Farmers – not environmentalists – kicked off this debate. Swiss farming union Uniterre originally kicked off the petition that led to the referendum. Uniterre represents both rapeseed farmers and sunflower farmers, and have been campaigning against the use of palm oil products in food products, biofuels and animal feed since 2017. Willy Cretegny, a famous Swiss winemaker and campaigner, is the public face of the campaign, and has explicitly focused on issues related to trade.

In other words, the campaign against the trade deal is really about agricultural protectionism.

But there is no consensus among the Farmers’ Unions, one union the Swiss Farmers’ Union representing 52,000 families of farmers, is also fighting for safeguarding Swiss agriculture. They are not against this agreement and see an opportunity to promote sustainable practices in the oil palm production in Indonesia.

Swiss entrepreneurs and government still back the agreement. This agreement was negotiated over a seven-year period. The ‘yes’ campaign is supported by the prominent Swiss business leaders, exporters and all major political parties. They understand the importance of this deal as part of a broader trade strategy. Of course, Swiss leaders are used to such referendum campaigns – but this is the first such referendum on an EFTA trade deal and so it carries wider significance.

Other agreements are also in the works. EFTA has ongoing negotiations with Mercosur, Malaysia, India and Vietnam: all of these would provide new markets for Swiss exporters, and would create jobs. It’s worth underlining that Switzerland is the most-important market in EFTA; its economy is double the size of Norway’s, and Liechtenstein and Iceland are economic minnows.

This prompts a bigger question around how Switzerland wants to manage its recovery. Although Switzerland hasn’t been impacted as severely as its EU neighbours by the COVID crisis, recovery still requires careful management. Analysts have pointed out that existing links with Asian markets have assisted Swiss exporters. The Indonesia-EFTA deal could help the post-COVID recovery; a loss in the referendum would send a damaging signal about the business climate.
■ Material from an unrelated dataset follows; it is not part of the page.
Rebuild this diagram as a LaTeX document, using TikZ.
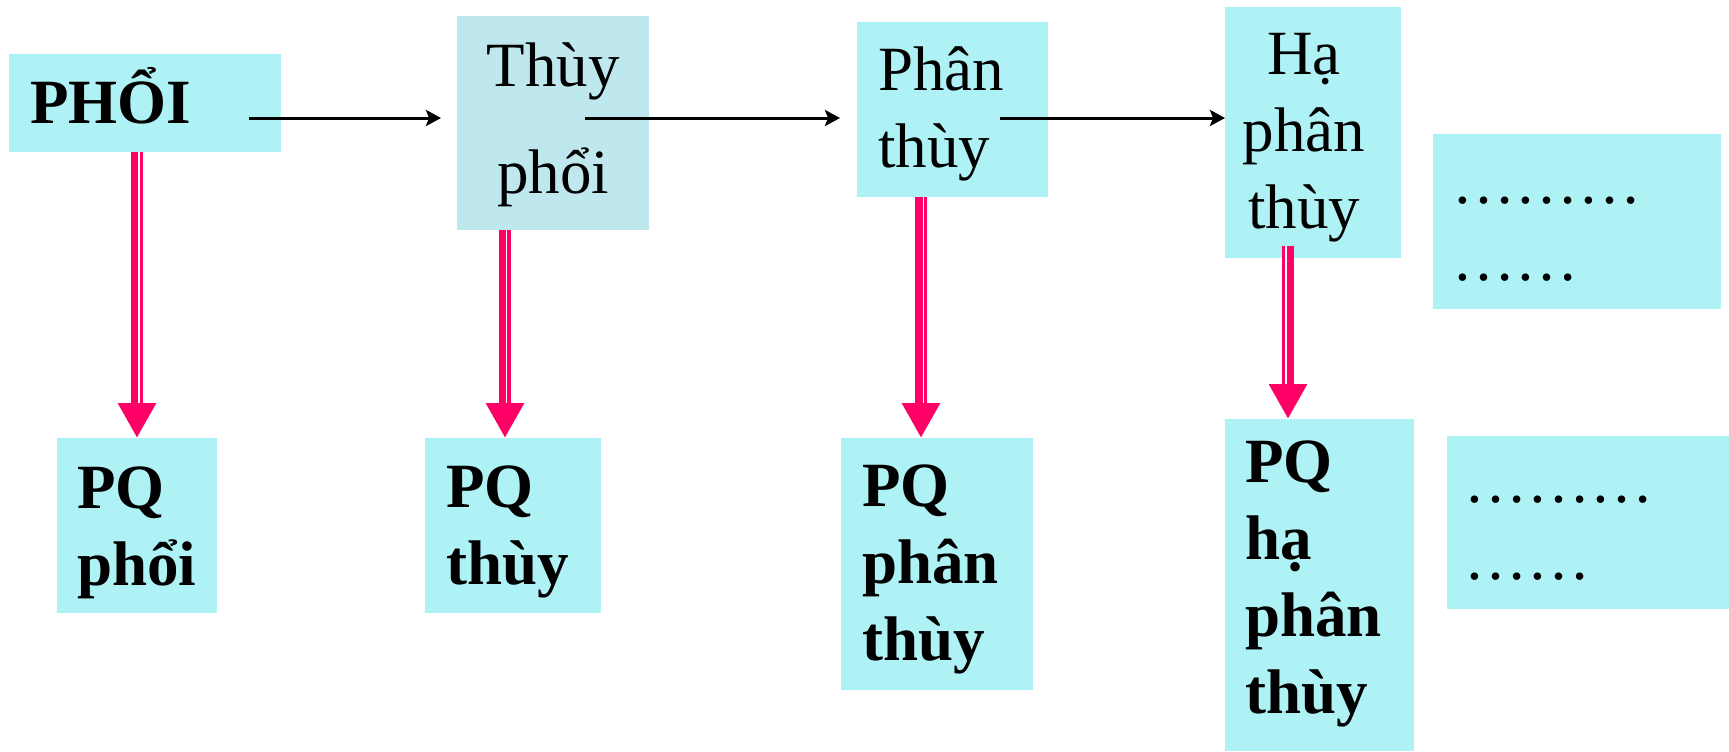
\documentclass[tikz,border=0pt]{standalone}
\usepackage{fontspec}
\setmainfont{Liberation Serif}
\usetikzlibrary{arrows.meta}
\definecolor{cyanbox}{HTML}{AFF2F5}
\definecolor{greybox}{HTML}{BEE8EE}
\definecolor{rose}{HTML}{FF0066}

\tikzset{
  box/.style={fill=cyanbox, inner sep=0pt, outer sep=0pt, anchor=north west},
  txt/.style={inner sep=0pt, font=\fontsize{31.5}{38.5}\selectfont, align=left, anchor=base west},
  ctxt/.style={inner sep=0pt, font=\fontsize{31.5}{38.5}\selectfont, align=center, anchor=base},
  btxt/.style={txt, font=\fontsize{31.5}{38.5}\selectfont\bfseries},
  flow/.style={line width=1.5pt, -{Stealth[length=7.5pt,width=8pt,inset=1.5pt]}},
  down/.style={draw=rose, line width=6pt, -{Triangle[length=17.5pt,width=18pt]}},
  gap/.style={draw=white, line width=0.6pt},
}

\begin{document}
\begin{tikzpicture}[x=0.5pt,y=-0.5pt]
\useasboundingbox (0,0) rectangle (1729,751);

% upper row
\node[box, minimum width=136pt, minimum height=49pt] (phoi) at (9,54) {};
\node[box, fill=greybox, minimum width=96pt, minimum height=107pt] (thuy) at (457,16) {};
\node[box, minimum width=95.5pt, minimum height=87.5pt] (phan) at (857,22) {};
\node[box, minimum width=88pt, minimum height=125.5pt] (ha) at (1225,7) {};
\node[box, minimum width=144pt, minimum height=87.5pt] (more1) at (1433,134) {};

% lower row
\node[box, minimum width=80pt, minimum height=87.5pt] (pqphoi) at (57,438) {};
\node[box, minimum width=88pt, minimum height=87.5pt] (pqthuy) at (425,438) {};
\node[box, minimum width=96pt, minimum height=126pt] (pqphan) at (841,438) {};
\node[box, minimum width=94.5pt, minimum height=166pt] (pqha) at (1225,419) {};
\node[box, minimum width=141.5pt, minimum height=86.5pt] (more2) at (1447,436) {};

% labels (multi-line labels are placed by their last baseline)
\node[btxt] (t-phoi) at (30,123) {PHỔI};
\node[ctxt] (t-thuy) at (553,193) {Thùy\\[15pt]phổi};
\node[txt] (t-phan) at (878,167) {Phân\\thùy};
\node[ctxt] (t-ha) at (1304,228) {Hạ\\phân\\thùy};
\node[txt] (t-more1) at (1452,280) {………\\……};
\node[btxt] (t-pqphoi) at (77,585) {PQ\\phổi};
\node[btxt] (t-pqthuy) at (446,584) {PQ\\thùy};
\node[btxt] (t-pqphan) at (862,660) {PQ\\phân\\thùy};
\node[btxt] (t-pqha) at (1245,713) {PQ\\hạ\\phân\\thùy};
\node[txt] (t-more2) at (1464,579) {………\\……};

% horizontal chain
\coordinate (s1) at (249,118);
\coordinate (s2) at (585,118);
\coordinate (s3) at (1000,118);
\draw[flow, shorten >=8pt] (s1) -- (s1 -| thuy.west);
\draw[flow, shorten >=8.5pt] (s2) -- (s2 -| phan.west);
\draw[flow] (s3) -- (s3 -| ha.west);

% vertical arrows
\coordinate (ax1) at (137,0);
\coordinate (ax2) at (505,0);
\coordinate (ax3) at (921,0);
\coordinate (ax4) at (1288,0);
\coordinate (g1) at (139,0);
\coordinate (g2) at (506.5,0);
\coordinate (g3) at (923.5,0);
\coordinate (g4) at (1286,0);
\draw[down] (phoi.south -| ax1) -- (pqphoi.north -| ax1);
\draw[down] (thuy.south -| ax2) -- (pqthuy.north -| ax2);
\draw[down] (phan.south -| ax3) -- (pqphan.north -| ax3);
\draw[down, shorten <=-6pt] (ha.south -| ax4) -- (pqha.north -| ax4);
\draw[gap, shorten >=17.5pt] (phoi.south -| g1) -- (pqphoi.north -| g1);
\draw[gap, shorten >=17.5pt] (thuy.south -| g2) -- (pqthuy.north -| g2);
\draw[gap, shorten >=17.5pt] (phan.south -| g3) -- (pqphan.north -| g3);
\draw[gap, shorten <=-6pt, shorten >=17.5pt] (ha.south -| g4) -- (pqha.north -| g4);
\end{tikzpicture}
\end{document}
Trade deal imposes most aggressive sustainability regime in history. The Indonesian-EFTA agreement contains probably the most onerous and granular detail on palm oil sustainability of any trade deal ever negotiated. There is an absolute cap on imports; a binding demand for certified sustainable product; and a guarantee that palm oil imports overall will not increase. It’s hard to see what else could be done to allay any fears (however unfounded they are) stopping short of a total ban. It simply is not credible to remove palm oil from the agreement altogether. As the Indonesian Ambassador to Switzerland recently said of palm oil: “Its contribution is the second biggest in export revenue and is bigger than the Swiss watchmaking industry is for Switzerland. How can this be excluded from decisions concerning the whole economy?”

Will there be an effect on the EU-Indonesia negotiations? Brussels needs to increase its trade ties with Southeast Asia if it wants to have any economic or political relevance in the region. Last week Singapore’s ISEAS issued a survey of Southeast Asian attitudes to its economic and security partners/organizations. The EU’s economic influence in Southeast Asia ranked a distant fifth after China, Japan, ASEAN and the US, with just 0.6% of respondents considering it the most influential – down from 1.7% in 2020. It’s worth noting that no Indonesian respondents considered the EU to be the most influential power in the region. In terms of political and strategic influence, it did not fare much better at 1.1%, despite how some analysts perceive it.

There is majority support for an EU-ASEAN trade agreement across the region.  This can – in part – be attributed to the EU having no significant geopolitical influence in the region. This bodes well for a relationship. The EU-ASEAN Working Group met in January after signing a Strategic Partnership in December, with special consideration given to palm oil. It will meet again in April, though it is likely that Myanmar will dominate discussions. Similarly, Southeast Asians have considerable faith in the European Union as being a champion of global free trade, with 25.5% saying they have the most confidence in the EU to lead a free trade agenda, just after Japan. Where Switzerland places on that list could depend on the result of this referendum in the coming days.